Budapest Symphony Orchestra
The Budapest Symphony Orchestra, part of the Hungarian Television and Broadcasting Organisation, was established after the Second World War and under its Principal Conductor György Lehel has won some distinction. Through its frequent broadcasts and its recordings it has become widely known, and its tours have taken it to the countries of Eastern and Western Europe as well as to the United States of America and Canada. The orchestra has worked with some of the most distinguished conductors and soloists of our time.

Gyorgy Lehel
The distinguished Hungarian conductor Gyorgy Lehel was born in Budapest in 1926 and studied composition with pal Kadosa and composition with Laszlo Somogyi, making his debut as a conductor in 1947. He was appointed principal conductor and music director of the Budapest Symphony Orchestra in 1962 and appeared in 1968 with the orchestra at the Cheltenham Festival, where he conducted first performances of music by Gordon Crosse and Elizabeth Maconchy.

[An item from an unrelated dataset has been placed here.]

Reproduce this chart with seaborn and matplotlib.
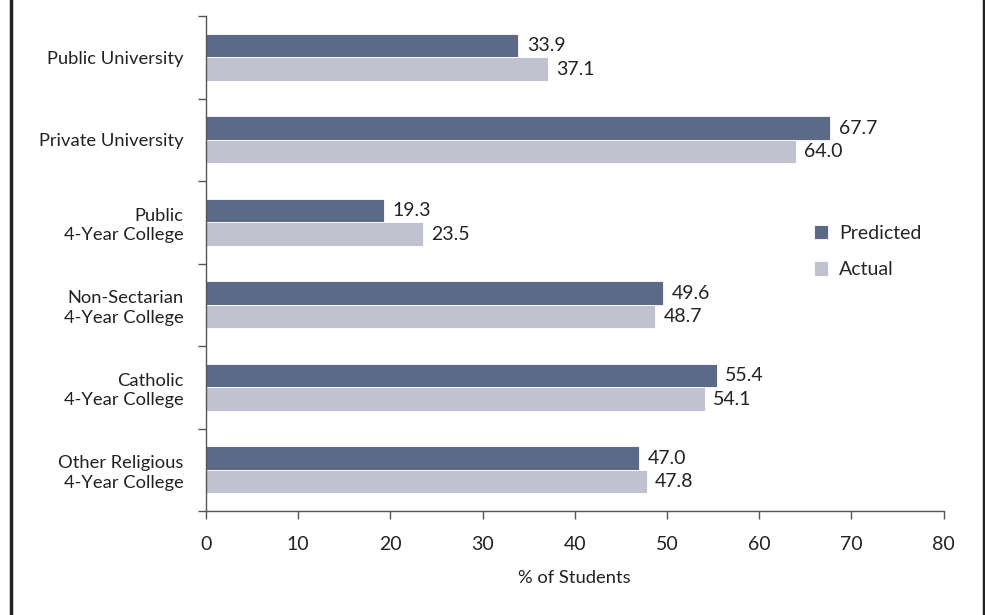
import pandas as pd
import numpy as np
import seaborn as sns
import matplotlib.pyplot as plt
from matplotlib.lines import Line2D

categories = ['Public University', 'Private University', 'Public\n4-Year College',
              'Non-Sectarian\n4-Year College', 'Catholic\n4-Year College',
              'Other Religious\n4-Year College']
predicted = [33.9, 67.7, 19.3, 49.6, 55.4, 47.0]
actual = [37.1, 64.0, 23.5, 48.7, 54.1, 47.8]
series_names = ['Predicted', 'Actual']
colors = ['#5b6a86', '#c0c2d0']
x_ticks = [0, 10, 20, 30, 40, 50, 60, 70, 80]

df = pd.DataFrame({
    'category': categories * 2,
    'value': predicted + actual,
    'series': [series_names[0]] * len(categories) + [series_names[1]] * len(categories),
})

sns.set_style('white')
plt.rcParams['font.family'] = ['Lato', 'DejaVu Sans']

fig = plt.figure(figsize=(9.85, 6.15), dpi=100)
ax = fig.add_axes([0.209, 0.169, 0.749, 0.805])

sns.barplot(data=df, y='category', x='value', hue='series', orient='h',
            palette=colors, width=0.57, edgecolor='white', linewidth=0.6,
            saturation=1, ax=ax)

for c in ax.containers:
    ax.bar_label(c, fmt='%.1f', padding=6, fontsize=14, color='#222222')

ax.set_xlim(0, 80)
ax.set_ylim(len(categories) - 0.5, -0.5)
ax.set_xticks(x_ticks)
ax.set_yticks(range(len(categories)))
ax.set_yticklabels(categories, fontsize=13.2, ha='right', color='#222222', linespacing=1.25)
ax.set_yticks(np.arange(-0.5, len(categories)), minor=True)
ax.tick_params(axis='y', which='major', length=0, pad=16)
ax.tick_params(axis='y', which='minor', length=6, width=1, color='#555555', left=True)
ax.tick_params(axis='x', length=6, width=1, color='#555555', bottom=True,
               labelsize=14, labelcolor='#222222', pad=12)
ax.set_xlabel('% of Students', fontsize=13.2, color='#222222', labelpad=12)
ax.set_ylabel('')

sns.despine(ax=ax)
for s in ['left', 'bottom']:
    ax.spines[s].set_color('#555555')
    ax.spines[s].set_linewidth(1)

ax.legend(loc='center left', bbox_to_anchor=(0.80, 0.524), frameon=False,
          fontsize=14, handlelength=0.75, handleheight=0.75, labelspacing=1.0,
          handletextpad=0.55)

fig.add_artist(Line2D([0.0115, 0.0115], [0, 1], color='#222222', lw=2.5, transform=fig.transFigure))
fig.add_artist(Line2D([0.9985, 0.9985], [0, 1], color='#222222', lw=2.5, transform=fig.transFigure))

fig.savefig('out.png', dpi=100)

In a busy career Lehel has performed extensively in Hungary and abroad, in Western and Eastern Europe, the Soviet Union, the United States of America, Japan, Australia and New Zealand. His many recordings include a considerable amount of music by Liszt and Bartok, and he has long been known for the great encouragement he has consistently given to younger Hungarian composers. The many awards he has received include the Liszt Prize in Hungary and an Honorary Doctorate of Music from the Chicago Conservatory.